Serena, à l'épreuve de la passion "Se laisser surprendre et accepter la part d'inconnu de l'autre"

Christiane Joubert est docteur en psychopathologie clinique, maître de conférences, psychanalyste de groupe, de couple et de famille (membre de l'Association internationale de psychanalyse de couple et de familles). Elle nous donne quelques conseils pour trouver la bonne distance dans un couple.

Comment un couple devient-il plutôt fusionnel, passionnel, ou complice ?

Christiane Joubert : Au sein de la relation de couple, il y a plusieurs façons d'être en lien qui s'articulent entre-elles :

- la recherche de l'identique, du même (ce qui fait qu'il y a des projets communs dans un couple)

- la recherche du soutien (on peut compter sur l'autre)

- l'attrait de la différence qui amène le désir (je le trouve beau, je la trouve séduisante, etc.).

"Le couple fusionnel est en danger quand l'un se noie dans l'autre et réciproquement"

 La relation fusionnelle se crée quand les deux partenaires du couple cherchent l'identique, le même, de façon prédominante et qu'ils ne peuvent pas se quitter sans la peur de se perdre. Alors ils font tout ensemble, jusqu'à ce que cela devienne étouffant, insupportable. Ils perdent chacun leur espace individuel. L'un se noie dans l'autre et réciproquement. A ce moment-là, cela devient dangereux, car ils peuvent en arriver à ne plus se supporter et à fuir. Mais ils peuvent aussi se contraindre, se dénigrer, se tyranniser réciproquement, sans pouvoir se séparer, ce qui les fait beaucoup souffrir individuellement. Ils ne peuvent ni vivre ensemble, ni se séparer et se sentent pris dans un cercle vicieux insupportable.

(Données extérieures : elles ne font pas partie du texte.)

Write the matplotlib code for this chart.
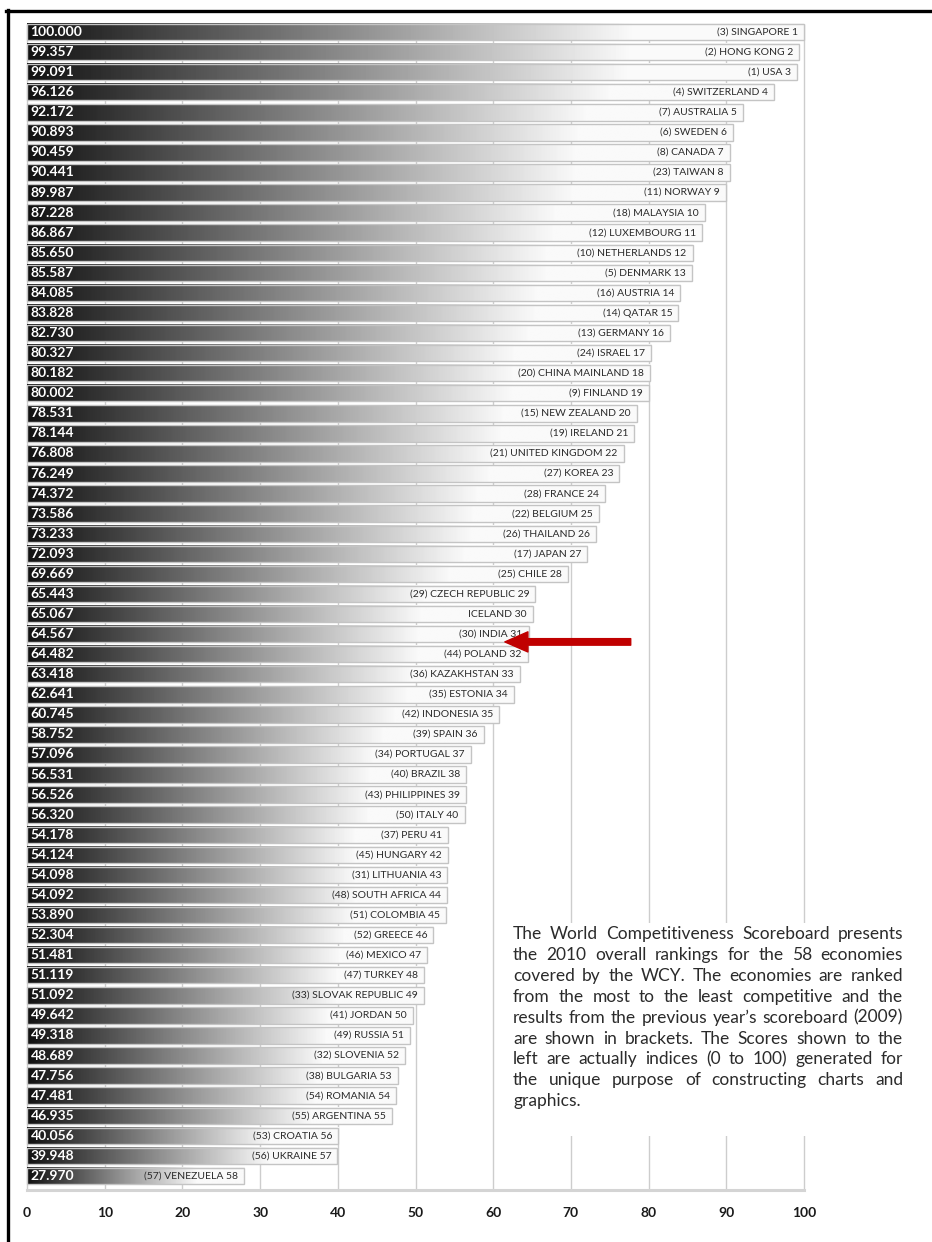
import numpy as np
import matplotlib
matplotlib.use("Agg")
import matplotlib.pyplot as plt
from matplotlib.patches import Rectangle
from matplotlib.lines import Line2D

plt.rcParams['font.family'] = ['Lato', 'DejaVu Sans']

# 2010 WCY overall scoreboard
scores = [100.000, 99.357, 99.091, 96.126, 92.172, 90.893, 90.459, 90.441, 89.987, 87.228,
          86.867, 85.650, 85.587, 84.085, 83.828, 82.730, 80.327, 80.182, 80.002, 78.531,
          78.144, 76.808, 76.249, 74.372, 73.586, 73.233, 72.093, 69.669, 65.443, 65.067,
          64.567, 64.482, 63.418, 62.641, 60.745, 58.752, 57.096, 56.531, 56.526, 56.320,
          54.178, 54.124, 54.098, 54.092, 53.890, 52.304, 51.481, 51.119, 51.092, 49.642,
          49.318, 48.689, 47.756, 47.481, 46.935, 40.056, 39.948, 27.970]
countries = ["SINGAPORE", "HONG KONG", "USA", "SWITZERLAND", "AUSTRALIA", "SWEDEN", "CANADA",
             "TAIWAN", "NORWAY", "MALAYSIA", "LUXEMBOURG", "NETHERLANDS", "DENMARK", "AUSTRIA",
             "QATAR", "GERMANY", "ISRAEL", "CHINA MAINLAND", "FINLAND", "NEW ZEALAND", "IRELAND",
             "UNITED KINGDOM", "KOREA", "FRANCE", "BELGIUM", "THAILAND", "JAPAN", "CHILE",
             "CZECH REPUBLIC", "ICELAND", "INDIA", "POLAND", "KAZAKHSTAN", "ESTONIA", "INDONESIA",
             "SPAIN", "PORTUGAL", "BRAZIL", "PHILIPPINES", "ITALY", "PERU", "HUNGARY", "LITHUANIA",
             "SOUTH AFRICA", "COLOMBIA", "GREECE", "MEXICO", "TURKEY", "SLOVAK REPUBLIC", "JORDAN",
             "RUSSIA", "SLOVENIA", "BULGARIA", "ROMANIA", "ARGENTINA", "CROATIA", "UKRAINE",
             "VENEZUELA"]
# 2009 rank in brackets (Iceland had none)
prev_ranks = [3, 2, 1, 4, 7, 6, 8, 23, 11, 18, 12, 10, 5, 16, 14, 13, 24, 20, 9, 15, 19, 21,
              27, 28, 22, 26, 17, 25, 29, None, 30, 44, 36, 35, 42, 39, 34, 40, 43, 50, 37, 45,
              31, 48, 51, 52, 46, 47, 33, 41, 49, 32, 38, 54, 55, 53, 56, 57]

ticks = list(range(0, 101, 10))

blurb_lines = [
    "The World Competitiveness Scoreboard presents",
    "the 2010 overall rankings for the 58 economies",
    "covered by the WCY. The economies are ranked",
    "from the most to the least competitive and the",
    "results from the previous year\u2019s scoreboard (2009)",
    "are shown in brackets. The Scores shown to the",
    "left are actually indices (0 to 100) generated for",
    "the unique purpose of constructing charts and",
    "graphics.",
]

W, H = 932, 1242
fig = plt.figure(figsize=(W / 100, H / 100), dpi=100)
ax = fig.add_axes([27 / W, 1 - 1190 / H, 777 / W, 1168 / H])

rows = np.arange(len(scores))
bar_h = 0.82
y_top, y_bot = -0.498, 57.7

# dark-to-white ramp, stretched over each bar
ramp = np.clip(0.07 + 0.93 * np.linspace(0, 1, 256) / 0.8, 0, 0.98)[None, :]
for y, v in zip(rows, scores):
    ax.imshow(ramp, extent=(0, v, y + bar_h / 2, y - bar_h / 2), aspect='auto',
              cmap='gray', vmin=0, vmax=1, interpolation='bilinear', zorder=2)
ax.barh(rows, scores, height=bar_h, fill=False, edgecolor='#c4c4c4', linewidth=1,
        zorder=3, clip_on=False)

# grid
ax.vlines(ticks, -bar_h / 2, y_bot, colors='#cdcdcd', linewidth=1, zorder=1, clip_on=False)
ax.add_patch(Rectangle((62, 44.4), 45, 10.6, facecolor='white', edgecolor='none',
                       zorder=1.5, clip_on=False))

for y, v, name, p in zip(rows, scores, countries, prev_ranks):
    ax.text(0.45, y, f"{v:.3f}", color='white', fontweight='bold', fontsize=10,
            va='center', ha='left', zorder=4)
    lab = f"({p}) {name} {y + 1}" if p else f"{name} {y + 1}"
    ax.text(v - 0.8, y, lab, fontsize=7.5, color='#2a2a2a', va='center', ha='right', zorder=4)

# arrow pointing to India
ax.annotate('', xy=(61.5, 30.39), xytext=(77.7, 30.39),
            arrowprops=dict(arrowstyle='simple,head_length=1.66,head_width=1.45,tail_width=0.47',
                            mutation_scale=10, color='#c00000', shrinkA=0, shrinkB=0),
            zorder=5)

ax.set_xlim(0, 100)
ax.set_ylim(y_bot, y_top)
for s in ['top', 'right', 'left']:
    ax.spines[s].set_visible(False)
ax.spines['bottom'].set_color('#d4d4d4')
ax.spines['bottom'].set_linewidth(2.2)
ax.set_yticks([])
ax.set_xticks(ticks)
ax.tick_params(axis='x', length=0, pad=12, labelsize=10, labelcolor='#1a1a1a')
for lbl in ax.get_xticklabels():
    lbl.set_fontweight('bold')

# page frame
fig.add_artist(Line2D([6 / W, 1], [1 - 11 / H] * 2, color='black', lw=2.4))
fig.add_artist(Line2D([7.5 / W] * 2, [0, 1 - 10 / H], color='black', lw=2.4))

# justified note
renderer = fig.canvas.get_renderer()
x0, x1 = 513, 903
for k, line in enumerate(blurb_lines):
    yy = 1 - (939 + 20.9 * k) / H
    kw = dict(fontsize=12.5, color='#2b2b2b', va='baseline', ha='left')
    if k == len(blurb_lines) - 1:
        fig.text(x0 / W, yy, line, **kw)
        continue
    words = line.split()
    arts = [fig.text(0, yy, w, **kw) for w in words]
    widths = [a.get_window_extent(renderer).width for a in arts]
    gap = (x1 - x0 - sum(widths)) / (len(words) - 1)
    x = x0
    for a, w in zip(arts, widths):
        a.set_x(x / W)
        x += w + gap

fig.savefig('out.png', dpi=100)
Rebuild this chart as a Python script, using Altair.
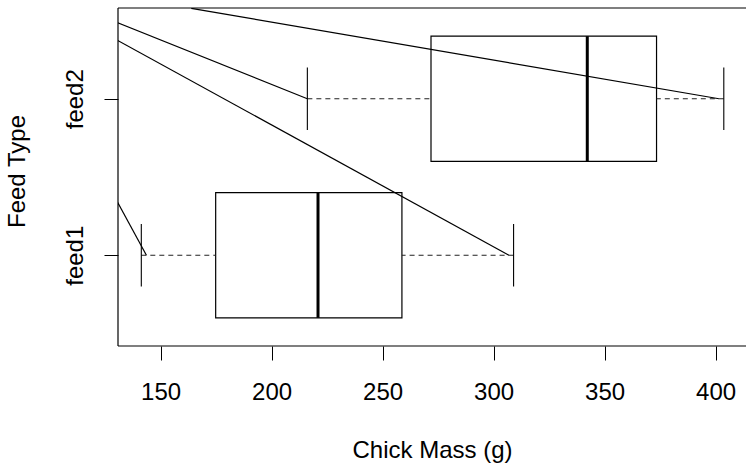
import altair as alt
import pandas as pd

groups = ["feed1", "feed2"]
positions = [1, 2]
whisker_low = [141.3, 216.1]
q1 = [174.8, 271.8]
median = [220.9, 342.2]
q3 = [258.7, 373.4]
whisker_high = [309.0, 403.7]

# straight line segments drawn over the plot
seg_x1 = [130.4, 130.4, 130.4, 163.8]
seg_y1 = [1.345, 2.487, 2.375, 2.578]
seg_x2 = [143.6, 216.1, 306.9, 401.5]
seg_y2 = [1.0, 2.0, 1.0, 2.0]

x_ticks = [150, 200, 250, 300, 350, 400]
x_domain = [130.8, 413.7]
y_domain = [0.42, 2.58]

FONT = "Liberation Sans"
FS = 24
W, H = 628, 338

box_df = pd.DataFrame({
    "group": groups, "pos": positions, "lo": whisker_low, "q1": q1,
    "med": median, "q3": q3, "hi": whisker_high,
})
seg_df = pd.DataFrame({"x1": seg_x1, "y1": seg_y1, "x2": seg_x2, "y2": seg_y2})

xs = alt.Scale(domain=x_domain, nice=False, zero=False)
ys = alt.Scale(domain=y_domain, nice=False, zero=False)

label_expr = "[" + ",".join("'" + g + "'" for g in groups) + "][datum.value - 1]"

x_axis = alt.Axis(values=x_ticks, tickSize=14, tickColor="black", tickWidth=1,
                  labelFont=FONT, labelFontSize=FS, labelColor="black",
                  labelBaseline="alphabetic", labelPadding=39, labelFlush=False,
                  labelOverlap=False, domain=False, grid=False,
                  title="Chick Mass (g)", titleFont=FONT, titleFontSize=FS,
                  titleFontWeight="normal", titleColor="black",
                  titleBaseline="alphabetic", titleY=111)
y_axis = alt.Axis(values=positions, labelExpr=label_expr, tickSize=14,
                  tickColor="black", tickWidth=1, labelFont=FONT, labelFontSize=FS,
                  labelColor="black", labelAngle=270, labelAlign="center",
                  labelBaseline="alphabetic", labelPadding=22, domain=False, grid=False,
                  title="Feed Type", titleFont=FONT, titleFontSize=FS,
                  titleFontWeight="normal", titleColor="black", titleAngle=270,
                  titleAlign="center", titleBaseline="alphabetic", titleX=-94, titleY=163)

base = alt.Chart(box_df).transform_calculate(
    b_lo="datum.pos - 0.4", b_hi="datum.pos + 0.4",
    c_lo="datum.pos - 0.2", c_hi="datum.pos + 0.2",
)

boxes = base.mark_rect(fillOpacity=0, stroke="black", strokeWidth=1.2).encode(
    x=alt.X("q1:Q", scale=xs, axis=x_axis), x2="q3:Q",
    y=alt.Y("b_lo:Q", scale=ys, axis=y_axis), y2="b_hi:Q",
)
medians = base.mark_rule(color="black", strokeWidth=3).encode(
    x="med:Q", y="b_lo:Q", y2="b_hi:Q")
wl = base.mark_rule(color="#222", strokeWidth=1.1, strokeDash=[5, 4]).encode(
    x="lo:Q", x2="q1:Q", y="pos:Q")
wh = base.mark_rule(color="#222", strokeWidth=1.1, strokeDash=[5, 4]).encode(
    x="hi:Q", x2="q3:Q", y="pos:Q")
cl = base.mark_rule(color="black", strokeWidth=1.1).encode(
    x="lo:Q", y="c_lo:Q", y2="c_hi:Q")
ch = base.mark_rule(color="black", strokeWidth=1.1).encode(
    x="hi:Q", y="c_lo:Q", y2="c_hi:Q")

segs = alt.Chart(seg_df).mark_rule(color="black", strokeWidth=1.2, clip=True).encode(
    x=alt.X("x1:Q", scale=xs), x2="x2:Q",
    y=alt.Y("y1:Q", scale=ys), y2="y2:Q",
)

# plot frame: left, top and bottom sides (right side lies beyond the picture)
frame_df = pd.DataFrame({"k": [0]})
fr = alt.Chart(frame_df)
f_left = fr.mark_rule(color="black", strokeWidth=1.2).encode(
    x=alt.value(0), y=alt.value(0), y2=alt.value(H))
f_top = fr.mark_rule(color="black", strokeWidth=1.2).encode(
    x=alt.value(0), x2=alt.value(W + 2), y=alt.value(0))
f_bot = fr.mark_rule(color="black", strokeWidth=1.2).encode(
    x=alt.value(0), x2=alt.value(W + 2), y=alt.value(H))

chart = alt.layer(boxes, medians, wl, wh, cl, ch, segs, f_left, f_top, f_bot).properties(
    width=W, height=H,
    autosize=alt.AutoSizeParams(type="none"),
    padding={"left": 118, "top": 8, "right": 0, "bottom": 117},
    background="white",
).configure_view(strokeOpacity=0)

chart.save("out.html", embed_options={"renderer": "svg", "actions": False})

 Le couple passionnel est fondé sur l'état amoureux, avec aussi des aspects fusionnels, mais il y a du désir, de l'élan vers l'autre, "un seul être vous manque et tout est dépeuplé", selon cette phrase célèbre. La difficulté arrive au moment où l'état amoureux s'estompe (car il ne dure pas) et au moment donc du réaménagement de la relation au quotidien. L'autre est perçu alors dans sa réalité, son existence propre et c'est décevant car il n'est plus idéalisé, comme dans l'état passionnel.

"Pour les passionnels, la difficulté arrive au moment où l'état amoureux s'estompe"

Cette période est délicate car il faut accepter l'autre dans sa différence et cela peut entraîner la séparation surtout si la désillusion est trop grande : "Je le trouvais merveilleux et voilà qu'au quotidien il me devient insupportable, il travaille trop, ne range pas ses affaires, ne fait plus attention à moi etc.".

On peut tendre vers un couple indépendant, où chacun vit pour soi, sans se préoccuper de l'autre. Les projets communs disparaissent, les partenaires cohabitent, les relations sexuelles disparaissent et la question se pose : que faisons-nous encore ensemble ?

 Le couple complice poursuit ses projets communs, accepte les différences et les partenaires peuvent se soutenir l'un l'autre. Ils sont complices dans la vie et face aux difficultés se font confiance. Ils doivent alors entretenir le désir l'un pour l'autre, se laisser surprendre, accepter l'inconnu aussi.